As idyllic as this may sound, the school does not shy away from what is happening nearby—nor the violence that sometimes occurs as a result, though Eagle Shield stressed that no danger has entered the camp itself.

“We let them read articles and watch videos from our local papers and things like that, that are definitely biased. And we just help them to break apart the history and why this is happening in this day,” she said.

Eagle Shield said she would like to see Mní Wičhóni Nakíčižiŋ Owáyawa turn into a more permanent fixture, like a charter school or a long-term tribal school. She said this is a particularly important undertaking given what she sees as failures on the part of the Bureau of Indian Education, the federal agency that oversees learning needs among native peoples.
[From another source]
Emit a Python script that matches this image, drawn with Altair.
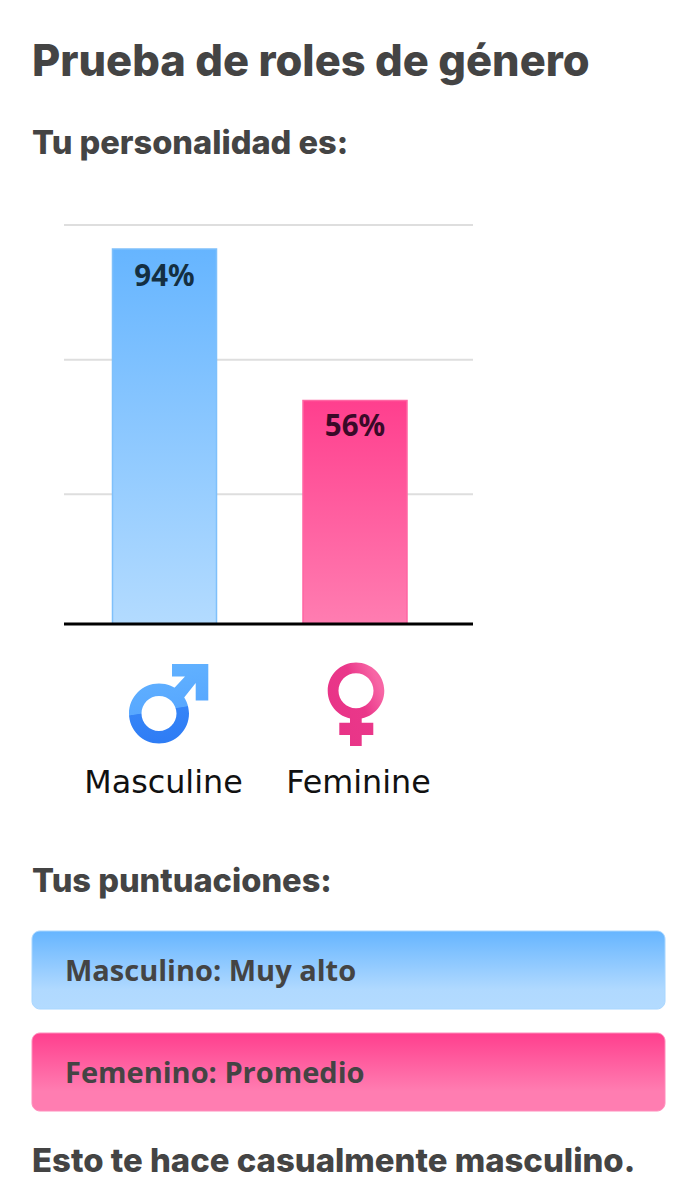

“We have children who have a lot of trauma in our communities. We have children who have different learning styles. And all state schools and BIE schools are western in their thinking. And it also leaves out the narrative of who they are. That is not okay,” she said.

While a permanent iteration of Mní Wičhóni Nakíčižiŋ Owáyawa may still be a ways off, Eagle Shield has already seen the school’s positive impact on her community.

“When it first started, these kids were so embarrassed to say anything in our language. They didn’t know much history, they didn’t know many stories or songs,” she explained. “But now they’re so proud to speak Lakota when they meet people and they also walk throughout camp singing all the time. They made hand drums with this guy who came and taught them. And they just walk around singing. It’s so beautiful.”